We use stories to make the complex simple and to craft narratives and mythos of the everyday. We judge the entertainment we consume based on how the stories contained within make us feel and award little golden statutes to those stories we deem best. The overwhelming majority of us will never receive a statute for the story of our own lives, but that doesn’t make them any less important.

From the criminal defendant to the corporation, there is always a story to tell. Which makes the legal profession’s aversion to stories and story telling all the more puzzling. The legal profession prides itself on brevity and regrettably this can sometimes lead to squeezing the humanity out of their story. A human being reduced to a mere two-dimensional caricature is a disservice to everyone. It reduces the humanity of the client and it embitters the attorney to see every client as a transaction, rather than someone who needs help with the complicated legal system. Much like an off-brand powdered juice mix the de-humanized, non-story recitation of a client’s issue can leave one wanting something more substantial.
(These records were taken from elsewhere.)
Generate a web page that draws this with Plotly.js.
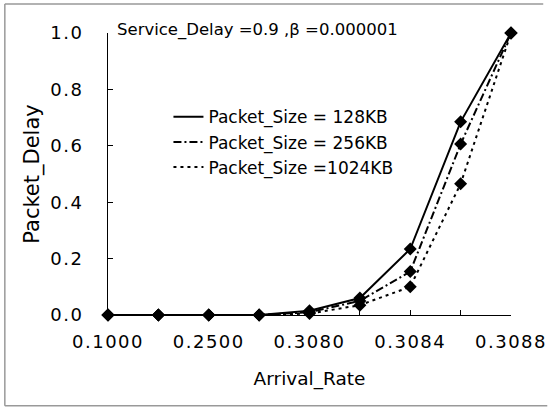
<!DOCTYPE html>
<html>
<head>
<meta charset="utf-8">
<script src="https://cdn.plot.ly/plotly-3.0.1.min.js"></script>
<style>
html,body{margin:0;padding:0;background:#fff;}
#chart{width:549px;height:407px;}
.xtick text, .ytick text {letter-spacing: 1.5px;}
</style>
</head>
<body>
<div id="chart"></div>
<script>
// Categories along the x axis (only every other one is labelled in the original)
const categories = ["0.1000", "0.2000", "0.2500", "0.3000", "0.3080", "0.3082", "0.3084", "0.3086", "0.3088"];
const tickLabels = ["0.1000", "", "0.2500", "", "0.3080", "", "0.3084", "", "0.3088"];

const seriesNames = ["Packet_Size = 128KB", "Packet_Size = 256KB", "Packet_Size =1024KB"];
const delay128 = [0, 0, 0, 0, 0.015, 0.06, 0.234, 0.685, 1.0];
const delay256 = [0, 0, 0, 0, 0.010, 0.05, 0.154, 0.606, 1.0];
const delay1024 = [0, 0, 0, 0, 0.005, 0.035, 0.100, 0.465, 1.0];

const annotationText = "Service_Delay =0.9 ,\u03B2 =0.000001";

const xIdx = categories.map((c, i) => i);
const series = [delay128, delay256, delay1024];
const dashes = ["solid", "8px,3px,2px,3px", "3px,4px"];

const traces = [];
series.forEach((ys, k) => {
  traces.push({
    x: xIdx, y: ys, type: "scatter", mode: "lines",
    name: seriesNames[k],
    line: {color: "#000", width: 2, dash: dashes[k]},
    showlegend: true, cliponaxis: false, hoverinfo: "skip"
  });
});
series.forEach((ys, k) => {
  traces.push({
    x: xIdx, y: ys, type: "scatter", mode: "markers",
    marker: {symbol: "diamond", size: 10, color: "#000"},
    showlegend: false, cliponaxis: false, hoverinfo: "skip"
  });
});

const FONT = "DejaVu Sans, Arial, sans-serif";

const layout = {
  width: 549, height: 407,
  paper_bgcolor: "#fff", plot_bgcolor: "#fff",
  margin: {l: 108, r: 38, t: 33, b: 92},
  showlegend: true,
  legend: {
    x: 0.15, y: 0.765, xanchor: "left", yanchor: "top",
    bgcolor: "rgba(0,0,0,0)", borderwidth: 0,
    font: {family: FONT, size: 17, color: "#000"},
    tracegroupgap: 0
  },
  xaxis: {
    range: [0, 8], showgrid: false, zeroline: false,
    showline: true, linecolor: "#000", linewidth: 1,
    tickmode: "array", tickvals: xIdx, ticktext: tickLabels,
    ticks: "inside", ticklen: 5, tickcolor: "#000",
    ticklabelstandoff: 10,
    tickfont: {family: FONT, size: 18, color: "#000"},
    title: {text: "Arrival_Rate", font: {family: FONT, size: 18.5, color: "#000"}, standoff: 21}
  },
  yaxis: {
    range: [0, 1], showgrid: false, zeroline: false,
    showline: true, linecolor: "#000", linewidth: 1,
    dtick: 0.2, tick0: 0, tickformat: ".1f",
    ticks: "inside", ticklen: 5, tickcolor: "#000",
    ticklabelstandoff: 20,
    tickfont: {family: FONT, size: 18, color: "#000"},
    title: {text: "Packet_Delay", font: {family: FONT, size: 21, color: "#000"}, standoff: 4}
  },
  annotations: [{
    text: annotationText, xref: "paper", yref: "paper",
    x: 0.017, y: 1.01, xanchor: "left", yanchor: "middle",
    showarrow: false, font: {family: FONT, size: 16.5, color: "#000"}
  }],
  shapes: [
    {type: "line", xref: "paper", yref: "paper", x0: -0.256, x1: -0.256, y0: 1.103, y1: -0.322, line: {color: "#999", width: 1.5}},
    {type: "line", xref: "paper", yref: "paper", x0: -0.256, x1: 1.08, y0: 1.103, y1: 1.103, line: {color: "#999", width: 1.5}},
    {type: "line", xref: "paper", yref: "paper", x0: -0.256, x1: 1.09, y0: -0.322, y1: -0.322, line: {color: "#999", width: 1.5}}
  ]
};

Plotly.newPlot("chart", traces, layout, {staticPlot: true, displayModeBar: false});
</script>
</body>
</html>
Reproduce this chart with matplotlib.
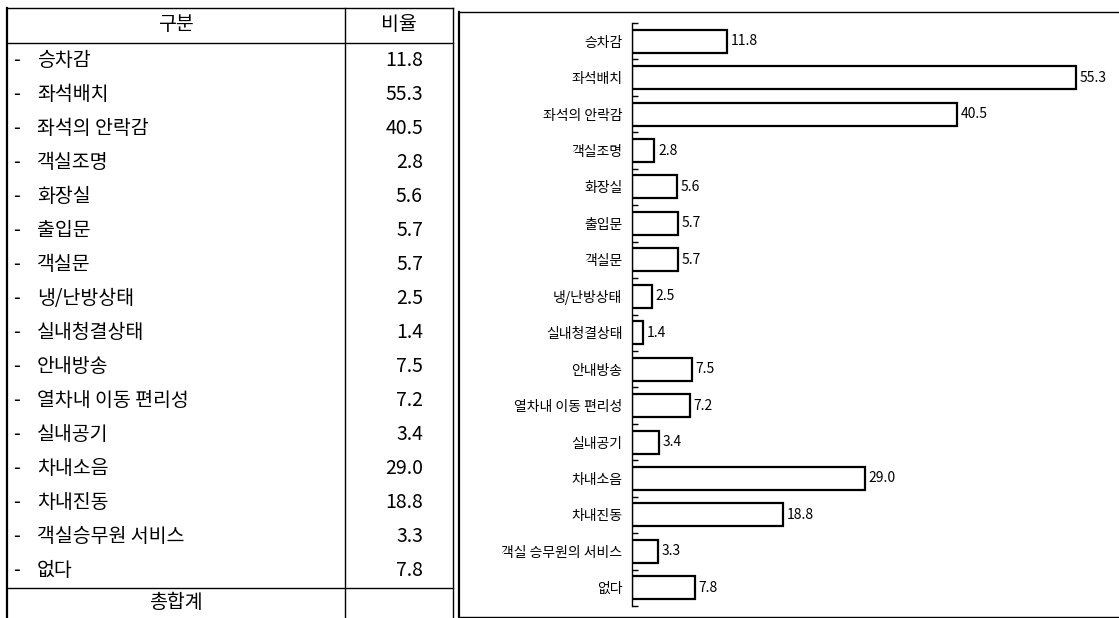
import matplotlib
matplotlib.use("Agg")
import matplotlib.pyplot as plt
import numpy as np

plt.rcParams['font.family'] = ['Noto Sans CJK KR', 'DejaVu Sans']

# table data (left)
table_labels = ["승차감", "좌석배치", "좌석의 안락감", "객실조명", "화장실", "출입문",
                "객실문", "냉/난방상태", "실내청결상태", "안내방송", "열차내 이동 편리성",
                "실내공기", "차내소음", "차내진동", "객실승무원 서비스", "없다"]
table_values = ["11.8", "55.3", "40.5", "2.8", "5.6", "5.7", "5.7", "2.5", "1.4",
                "7.5", "7.2", "3.4", "29.0", "18.8", "3.3", "7.8"]

# chart data (right)
chart_labels = ["승차감", "좌석배치", "좌석의 안락감", "객실조명", "화장실", "출입문",
                "객실문", "냉/난방상태", "실내청결상태", "안내방송", "열차내 이동 편리성",
                "실내공기", "차내소음", "차내진동", "객실 승무원의 서비스", "없다"]
chart_values = [11.8, 55.3, 40.5, 2.8, 5.6, 5.7, 5.7, 2.5, 1.4,
                7.5, 7.2, 3.4, 29.0, 18.8, 3.3, 7.8]

W, H = 1119, 618
fig = plt.figure(figsize=(W / 100, H / 100), dpi=100)

# background axes in pixel coordinates for the table and panel frame
bg = fig.add_axes([0, 0, 1, 1])
bg.set_xlim(0, W)
bg.set_ylim(H, 0)
bg.axis("off")

lw = 1.0
# table frame
bg.plot([7, 7], [8, H], color="black", lw=1.6)
bg.plot([7, 453], [8, 8], color="black", lw=lw)
bg.plot([7, 453], [43, 43], color="black", lw=lw)
bg.plot([345, 345], [8, H], color="black", lw=lw)
bg.plot([453, 453], [8, H], color="black", lw=lw)
row_top, row_h = 43, (588 - 43) / 16
bg.plot([7, 453], [588, 588], color="black", lw=lw)

bg.text(176, 25, "구분", ha="center", va="center", fontsize=14)
bg.text(399, 25, "비율", ha="center", va="center", fontsize=14)
for i, (lab, val) in enumerate(zip(table_labels, table_values)):
    y = row_top + row_h * (i + 0.5)
    bg.text(13, y, "-", ha="left", va="center", fontsize=14)
    bg.text(37, y, lab, ha="left", va="center", fontsize=14)
    bg.text(423, y, val, ha="right", va="center", fontsize=14)
bg.text(176, 603, "총합계", ha="center", va="center", fontsize=14)

# chart panel frame
bg.plot([459, 459], [12, 617], color="black", lw=1.6)
bg.plot([459, W], [12, 12], color="black", lw=lw)
bg.plot([459, W], [617, 617], color="black", lw=lw)

# bar chart
ax_left, ax_top, ax_bot = 632, 23, 606
px_per_unit = (1076 - 632) / 55.3
xmax = (1117 - ax_left) / px_per_unit
ax = fig.add_axes([ax_left / W, 1 - ax_bot / H, (1117 - ax_left) / W, (ax_bot - ax_top) / H])
ax.patch.set_alpha(0)
n = len(chart_values)
pos = np.arange(n)
ax.barh(pos, chart_values, height=0.63, color="white", edgecolor="black", linewidth=1.6)
ax.set_ylim(n - 0.5, -0.5)
ax.set_xlim(0, xmax)
for p, v in zip(pos, chart_values):
    ax.text(v + 0.45, p, "%.1f" % v, ha="left", va="center", fontsize=10)

ax.set_yticks(pos)
ax.set_yticklabels(chart_labels, fontsize=10)
ax.set_yticks(np.arange(-0.5, n), minor=True)
ax.tick_params(axis="y", which="major", length=0, pad=7)
ax.tick_params(axis="y", which="minor", direction="in", length=4, width=1)
ax.set_xticks([])
for s in ["top", "right", "bottom"]:
    ax.spines[s].set_visible(False)
ax.spines["left"].set_linewidth(1.0)

fig.savefig("out.png", dpi=100)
It is easy to see why this happens. Attorneys at some firms live their lives 15 minutes at a time, constantly aware of the amount of time they spend on a given task. With limited space in written briefs and limited time in front of a judge to make their arguments it is tempting to jettison the human story that brought the suit in the first place. The U.S. Supreme Court for instance imposes a word limit of 9,000 words for Petitions for Writs of Certiorari and generally limits oral argument to an hour total on issues that affect the entire nation.

But despite the limitations placed on how an attorney has to advocate, we shouldn’t forget to tap into the human instinct. I didn’t realize the power inherent in stories until the spring semester of my second year of law school. Up to that point I had dogmatically followed the CREAC, (conclusion, rule, explanation, application, and conclusion) format and could never figure out why my legal writing was never as compelling as my peers. The answer was quite simple. I wasn’t writing a story for the fictional client, I was writing an instruction manual. There was no passion, no emotion, and as a result my writing suffered. I am glad to have learned that lesson. I had forgotten that everyone looks to the faint glow of constellations at night; that we seek out stories to help us understand the world.

This Post Has One Comment

  1. David Papke

    You’re right about the importance and clout of narrative. The philosopher and communications scholar Walter Fisher once said that our species is better understood as “homo narrans” than as “homo sapiens.” His point is that humans of all ages living in all cultures tell and understand stories. They are fundamental in how we make sense of our world.

    That having been said, there are at least two reasons for not assigning too much power to narrative in and of itself: (1) Narratives do not float free, and the meanings they convey derive from history, cultural context, and the working of power differentials, and (2) Sophisticated narratives convey variable and even contested meanings, and what we end up taking from narrative depends on individual and group interpretations.

    With narrative and narrative meaning, as with many things, we always have to leery of thinking we have something universal.